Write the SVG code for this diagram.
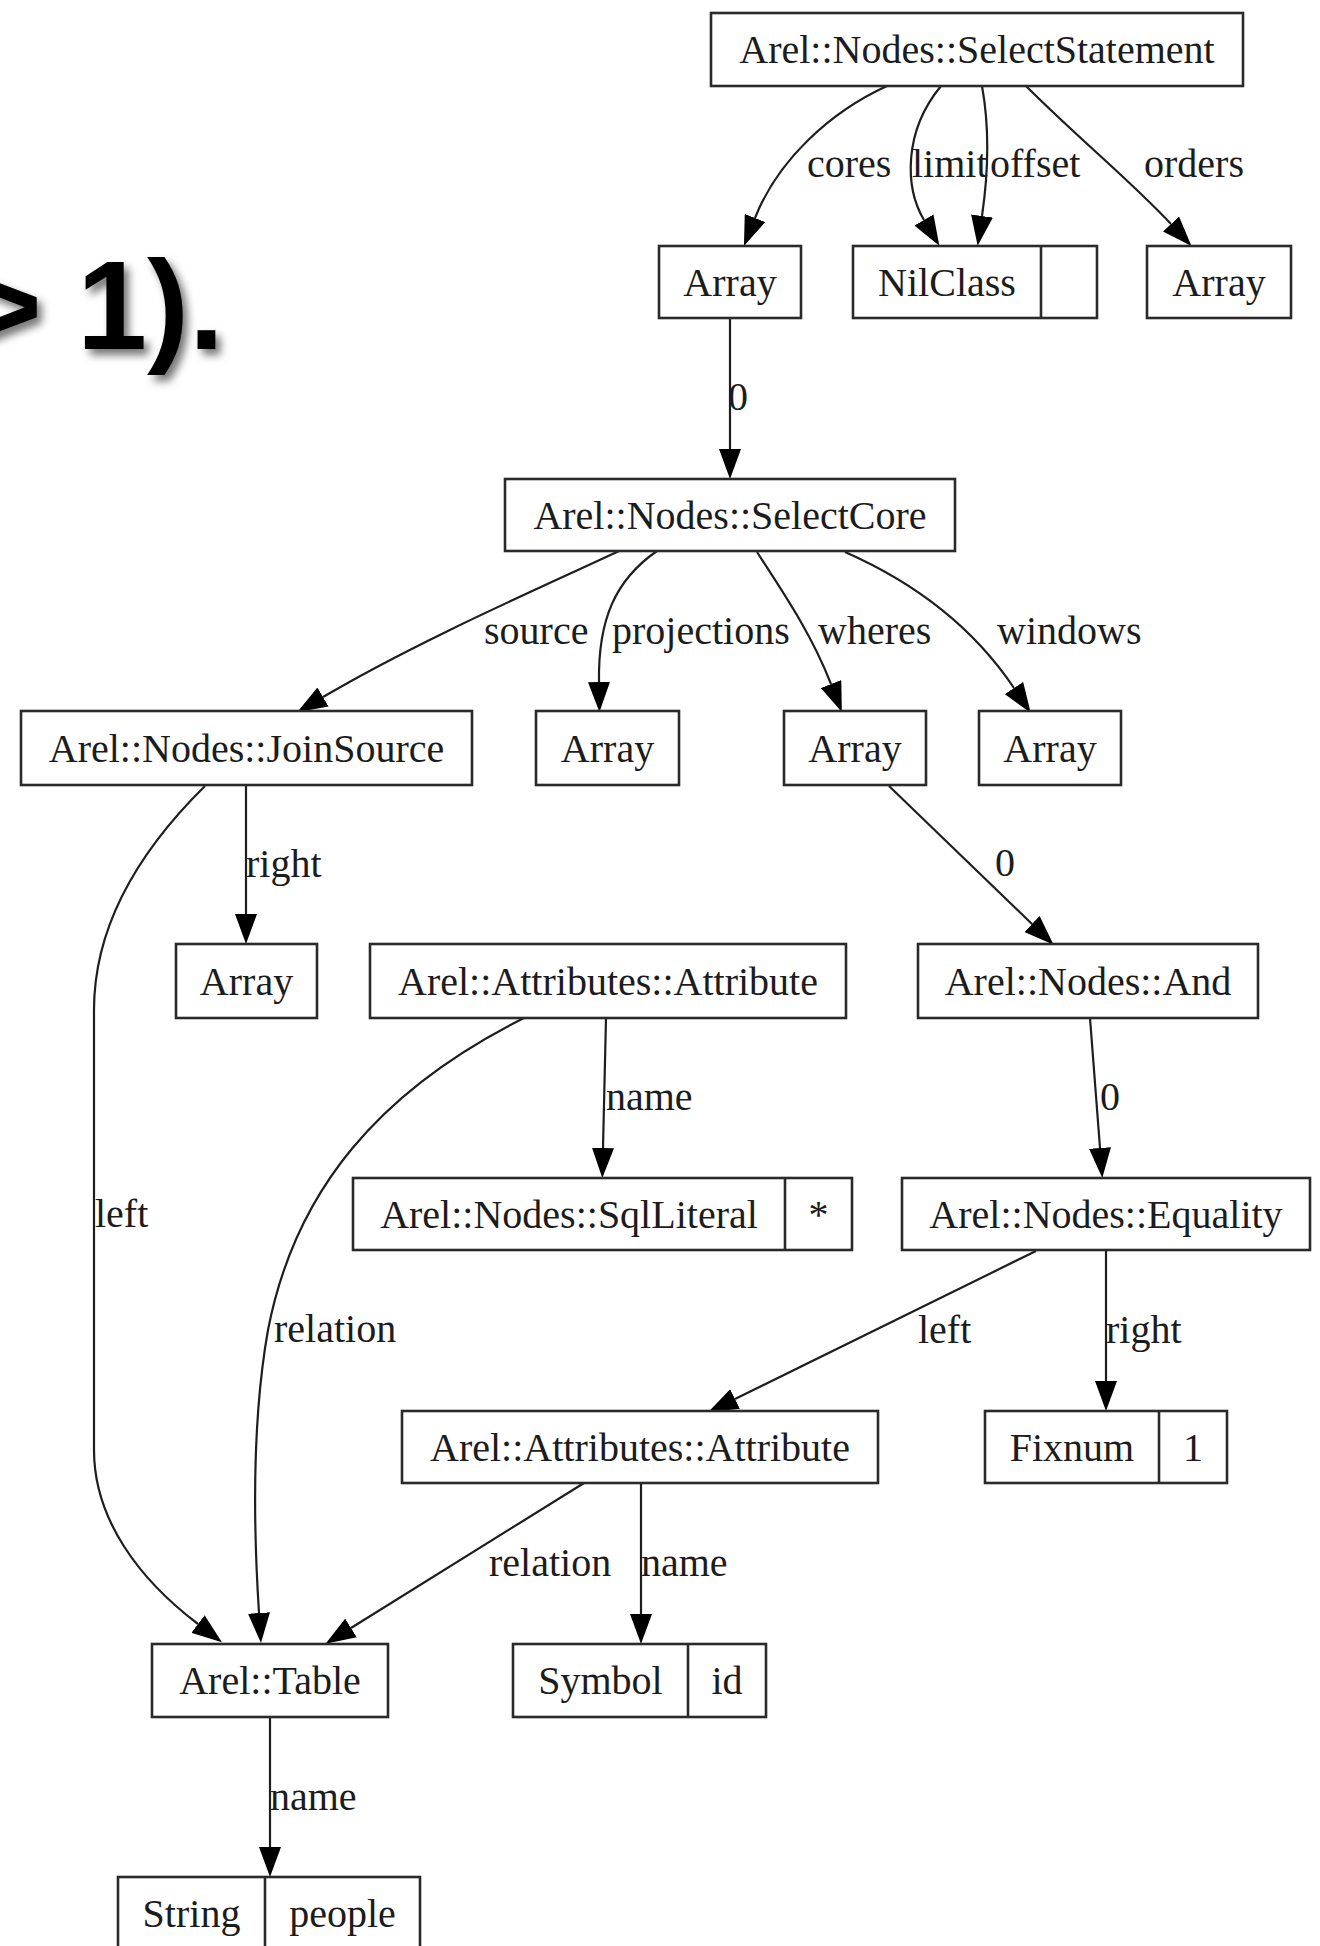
<svg xmlns="http://www.w3.org/2000/svg" width="1320" height="1946" viewBox="0 0 1320 1946">
<style>
.box{fill:#fff;stroke:#2a2a2a;stroke-width:2.6}
.div{stroke:#2a2a2a;stroke-width:2.6}
.t{font-family:"Liberation Serif","Times New Roman",serif;font-size:40px;fill:#1c1c1c;text-anchor:middle}
.lbl{font-family:"Liberation Serif","Times New Roman",serif;font-size:40px;fill:#1c1c1c}
.e{fill:none;stroke:#1e1e1e;stroke-width:2.2;marker-end:url(#ah)}
.big{font-family:"Liberation Sans",Arial,sans-serif;font-weight:bold;font-size:126px;fill:#000;text-anchor:end}
</style>
<defs>
<marker id="ah" markerUnits="userSpaceOnUse" viewBox="0 0 30 22" markerWidth="30" markerHeight="22" refX="0" refY="11" orient="auto">
<path d="M0,0 L30,11 L0,22 z" fill="#000"/>
</marker>
<filter id="sh" x="-20%" y="-20%" width="150%" height="150%">
<feDropShadow dx="5" dy="6" stdDeviation="4" flood-color="#000" flood-opacity="0.55"/>
</filter>
</defs>
<rect width="1320" height="1946" fill="#fff"/>
<text class="big" x="224" y="349" filter="url(#sh)">&gt; 1).</text>

<g id="connectors">
<path class="e" d="M887,86 C830,112 778,160 755,218"/>
<text class="lbl" x="807" y="177">cores</text>
<path class="e" d="M941,86 C903,132 905,188 924,220"/>
<text class="lbl" x="912" y="177">limit</text>
<path class="e" d="M982,86 C990,130 988,175 982,216"/>
<text class="lbl" x="990" y="177">offset</text>
<path class="e" d="M1026,86 C1080,140 1130,180 1171,224"/>
<text class="lbl" x="1144" y="177">orders</text>
<path class="e" d="M730,318 L730,449"/>
<text class="lbl" x="728" y="410">0</text>
<path class="e" d="M619,551 C540,588 420,640 323,697"/>
<text class="lbl" x="484" y="644">source</text>
<path class="e" d="M657,551 C615,580 598,620 599,682"/>
<text class="lbl" x="612" y="644">projections</text>
<path class="e" d="M757,552 C785,595 812,635 831,684"/>
<text class="lbl" x="818" y="644">wheres</text>
<path class="e" d="M845,552 C920,585 975,630 1014,688"/>
<text class="lbl" x="997" y="644">windows</text>
<path class="e" d="M246,785 L246,914"/>
<text class="lbl" x="246" y="877">right</text>
<path class="e" d="M205,786 C135,855 94,930 94,1010 L94,1450 C94,1520 140,1580 198,1624"/>
<text class="lbl" x="95" y="1227">left</text>
<path class="e" d="M524,1018 C380,1090 295,1190 268,1330 C252,1420 253,1520 259,1613"/>
<text class="lbl" x="274" y="1342">relation</text>
<path class="e" d="M606,1018 L603,1148"/>
<text class="lbl" x="606" y="1110">name</text>
<path class="e" d="M889,786 L1032,924"/>
<text class="lbl" x="995" y="876">0</text>
<path class="e" d="M1090,1018 L1100,1148"/>
<text class="lbl" x="1100" y="1110">0</text>
<path class="e" d="M1036,1251 L735,1399"/>
<text class="lbl" x="918" y="1343">left</text>
<path class="e" d="M1106,1250 L1106,1381"/>
<text class="lbl" x="1106" y="1343">right</text>
<path class="e" d="M584,1483 L351,1628"/>
<text class="lbl" x="489" y="1576">relation</text>
<path class="e" d="M641,1483 L641,1614"/>
<text class="lbl" x="641" y="1576">name</text>
<path class="e" d="M270,1717 L270,1847"/>
<text class="lbl" x="270" y="1810">name</text>
</g>

<g id="n_selectstatement"><rect class="box" x="711" y="13" width="532" height="73"/><text class="t" x="977" y="63">Arel::Nodes::SelectStatement</text></g>
<g id="n_array_cores"><rect class="box" x="659" y="246" width="142" height="72"/><text class="t" x="730" y="296">Array</text></g>
<g id="n_nilclass"><rect class="box" x="853" y="246" width="244" height="72"/><line class="div" x1="1041" y1="246" x2="1041" y2="318"/><text class="t" x="947" y="296">NilClass</text></g>
<g id="n_array_orders"><rect class="box" x="1147" y="246" width="144" height="72"/><text class="t" x="1219" y="296">Array</text></g>
<g id="n_selectcore"><rect class="box" x="505" y="479" width="450" height="72"/><text class="t" x="730" y="529">Arel::Nodes::SelectCore</text></g>
<g id="n_joinsource"><rect class="box" x="21" y="711" width="451" height="74"/><text class="t" x="246.5" y="762">Arel::Nodes::JoinSource</text></g>
<g id="n_array_proj"><rect class="box" x="536" y="711" width="143" height="74"/><text class="t" x="607.5" y="762">Array</text></g>
<g id="n_array_wheres"><rect class="box" x="784" y="711" width="142" height="74"/><text class="t" x="855" y="762">Array</text></g>
<g id="n_array_windows"><rect class="box" x="979" y="711" width="142" height="74"/><text class="t" x="1050" y="762">Array</text></g>
<g id="n_array_right"><rect class="box" x="176" y="944" width="141" height="74"/><text class="t" x="246.5" y="995">Array</text></g>
<g id="n_attribute1"><rect class="box" x="370" y="944" width="476" height="74"/><text class="t" x="608" y="995">Arel::Attributes::Attribute</text></g>
<g id="n_and"><rect class="box" x="918" y="944" width="340" height="74"/><text class="t" x="1088" y="995">Arel::Nodes::And</text></g>
<g id="n_sqlliteral"><rect class="box" x="353" y="1178" width="499" height="72"/><line class="div" x1="785" y1="1178" x2="785" y2="1250"/><text class="t" x="569" y="1228">Arel::Nodes::SqlLiteral</text><text class="t" x="818.5" y="1228">*</text></g>
<g id="n_equality"><rect class="box" x="902" y="1178" width="408" height="72"/><text class="t" x="1106" y="1228">Arel::Nodes::Equality</text></g>
<g id="n_attribute2"><rect class="box" x="402" y="1411" width="476" height="72"/><text class="t" x="640" y="1461">Arel::Attributes::Attribute</text></g>
<g id="n_fixnum"><rect class="box" x="985" y="1411" width="242" height="72"/><line class="div" x1="1159" y1="1411" x2="1159" y2="1483"/><text class="t" x="1072" y="1461">Fixnum</text><text class="t" x="1193" y="1461">1</text></g>
<g id="n_table"><rect class="box" x="152" y="1644" width="236" height="73"/><text class="t" x="270" y="1694">Arel::Table</text></g>
<g id="n_symbol"><rect class="box" x="513" y="1644" width="253" height="73"/><line class="div" x1="688" y1="1644" x2="688" y2="1717"/><text class="t" x="600.5" y="1694">Symbol</text><text class="t" x="727" y="1694">id</text></g>
<g id="n_string"><rect class="box" x="118" y="1877" width="302" height="73"/><line class="div" x1="265" y1="1877" x2="265" y2="1950"/><text class="t" x="191.5" y="1927">String</text><text class="t" x="342.5" y="1927">people</text></g>
</svg>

++++++

WORK INSTRUCTIONS: Copy out all of the material exactly as written, without its pictures.

EXERCISE RESPONSE:
Write the SVG code for this diagram.
<svg xmlns="http://www.w3.org/2000/svg" width="1320" height="1946" viewBox="0 0 1320 1946">
<style>
.box{fill:#fff;stroke:#2a2a2a;stroke-width:2.6}
.div{stroke:#2a2a2a;stroke-width:2.6}
.t{font-family:"Liberation Serif","Times New Roman",serif;font-size:40px;fill:#1c1c1c;text-anchor:middle}
.lbl{font-family:"Liberation Serif","Times New Roman",serif;font-size:40px;fill:#1c1c1c}
.e{fill:none;stroke:#1e1e1e;stroke-width:2.2;marker-end:url(#ah)}
.big{font-family:"Liberation Sans",Arial,sans-serif;font-weight:bold;font-size:126px;fill:#000;text-anchor:end}
</style>
<defs>
<marker id="ah" markerUnits="userSpaceOnUse" viewBox="0 0 30 22" markerWidth="30" markerHeight="22" refX="0" refY="11" orient="auto">
<path d="M0,0 L30,11 L0,22 z" fill="#000"/>
</marker>
<filter id="sh" x="-20%" y="-20%" width="150%" height="150%">
<feDropShadow dx="5" dy="6" stdDeviation="4" flood-color="#000" flood-opacity="0.55"/>
</filter>
</defs>
<rect width="1320" height="1946" fill="#fff"/>
<text class="big" x="224" y="349" filter="url(#sh)">&gt; 1).</text>

<g id="connectors">
<path class="e" d="M887,86 C830,112 778,160 755,218"/>
<text class="lbl" x="807" y="177">cores</text>
<path class="e" d="M941,86 C903,132 905,188 924,220"/>
<text class="lbl" x="912" y="177">limit</text>
<path class="e" d="M982,86 C990,130 988,175 982,216"/>
<text class="lbl" x="990" y="177">offset</text>
<path class="e" d="M1026,86 C1080,140 1130,180 1171,224"/>
<text class="lbl" x="1144" y="177">orders</text>
<path class="e" d="M730,318 L730,449"/>
<text class="lbl" x="728" y="410">0</text>
<path class="e" d="M619,551 C540,588 420,640 323,697"/>
<text class="lbl" x="484" y="644">source</text>
<path class="e" d="M657,551 C615,580 598,620 599,682"/>
<text class="lbl" x="612" y="644">projections</text>
<path class="e" d="M757,552 C785,595 812,635 831,684"/>
<text class="lbl" x="818" y="644">wheres</text>
<path class="e" d="M845,552 C920,585 975,630 1014,688"/>
<text class="lbl" x="997" y="644">windows</text>
<path class="e" d="M246,785 L246,914"/>
<text class="lbl" x="246" y="877">right</text>
<path class="e" d="M205,786 C135,855 94,930 94,1010 L94,1450 C94,1520 140,1580 198,1624"/>
<text class="lbl" x="95" y="1227">left</text>
<path class="e" d="M524,1018 C380,1090 295,1190 268,1330 C252,1420 253,1520 259,1613"/>
<text class="lbl" x="274" y="1342">relation</text>
<path class="e" d="M606,1018 L603,1148"/>
<text class="lbl" x="606" y="1110">name</text>
<path class="e" d="M889,786 L1032,924"/>
<text class="lbl" x="995" y="876">0</text>
<path class="e" d="M1090,1018 L1100,1148"/>
<text class="lbl" x="1100" y="1110">0</text>
<path class="e" d="M1036,1251 L735,1399"/>
<text class="lbl" x="918" y="1343">left</text>
<path class="e" d="M1106,1250 L1106,1381"/>
<text class="lbl" x="1106" y="1343">right</text>
<path class="e" d="M584,1483 L351,1628"/>
<text class="lbl" x="489" y="1576">relation</text>
<path class="e" d="M641,1483 L641,1614"/>
<text class="lbl" x="641" y="1576">name</text>
<path class="e" d="M270,1717 L270,1847"/>
<text class="lbl" x="270" y="1810">name</text>
</g>

<g id="n_selectstatement"><rect class="box" x="711" y="13" width="532" height="73"/><text class="t" x="977" y="63">Arel::Nodes::SelectStatement</text></g>
<g id="n_array_cores"><rect class="box" x="659" y="246" width="142" height="72"/><text class="t" x="730" y="296">Array</text></g>
<g id="n_nilclass"><rect class="box" x="853" y="246" width="244" height="72"/><line class="div" x1="1041" y1="246" x2="1041" y2="318"/><text class="t" x="947" y="296">NilClass</text></g>
<g id="n_array_orders"><rect class="box" x="1147" y="246" width="144" height="72"/><text class="t" x="1219" y="296">Array</text></g>
<g id="n_selectcore"><rect class="box" x="505" y="479" width="450" height="72"/><text class="t" x="730" y="529">Arel::Nodes::SelectCore</text></g>
<g id="n_joinsource"><rect class="box" x="21" y="711" width="451" height="74"/><text class="t" x="246.5" y="762">Arel::Nodes::JoinSource</text></g>
<g id="n_array_proj"><rect class="box" x="536" y="711" width="143" height="74"/><text class="t" x="607.5" y="762">Array</text></g>
<g id="n_array_wheres"><rect class="box" x="784" y="711" width="142" height="74"/><text class="t" x="855" y="762">Array</text></g>
<g id="n_array_windows"><rect class="box" x="979" y="711" width="142" height="74"/><text class="t" x="1050" y="762">Array</text></g>
<g id="n_array_right"><rect class="box" x="176" y="944" width="141" height="74"/><text class="t" x="246.5" y="995">Array</text></g>
<g id="n_attribute1"><rect class="box" x="370" y="944" width="476" height="74"/><text class="t" x="608" y="995">Arel::Attributes::Attribute</text></g>
<g id="n_and"><rect class="box" x="918" y="944" width="340" height="74"/><text class="t" x="1088" y="995">Arel::Nodes::And</text></g>
<g id="n_sqlliteral"><rect class="box" x="353" y="1178" width="499" height="72"/><line class="div" x1="785" y1="1178" x2="785" y2="1250"/><text class="t" x="569" y="1228">Arel::Nodes::SqlLiteral</text><text class="t" x="818.5" y="1228">*</text></g>
<g id="n_equality"><rect class="box" x="902" y="1178" width="408" height="72"/><text class="t" x="1106" y="1228">Arel::Nodes::Equality</text></g>
<g id="n_attribute2"><rect class="box" x="402" y="1411" width="476" height="72"/><text class="t" x="640" y="1461">Arel::Attributes::Attribute</text></g>
<g id="n_fixnum"><rect class="box" x="985" y="1411" width="242" height="72"/><line class="div" x1="1159" y1="1411" x2="1159" y2="1483"/><text class="t" x="1072" y="1461">Fixnum</text><text class="t" x="1193" y="1461">1</text></g>
<g id="n_table"><rect class="box" x="152" y="1644" width="236" height="73"/><text class="t" x="270" y="1694">Arel::Table</text></g>
<g id="n_symbol"><rect class="box" x="513" y="1644" width="253" height="73"/><line class="div" x1="688" y1="1644" x2="688" y2="1717"/><text class="t" x="600.5" y="1694">Symbol</text><text class="t" x="727" y="1694">id</text></g>
<g id="n_string"><rect class="box" x="118" y="1877" width="302" height="73"/><line class="div" x1="265" y1="1877" x2="265" y2="1950"/><text class="t" x="191.5" y="1927">String</text><text class="t" x="342.5" y="1927">people</text></g>
</svg>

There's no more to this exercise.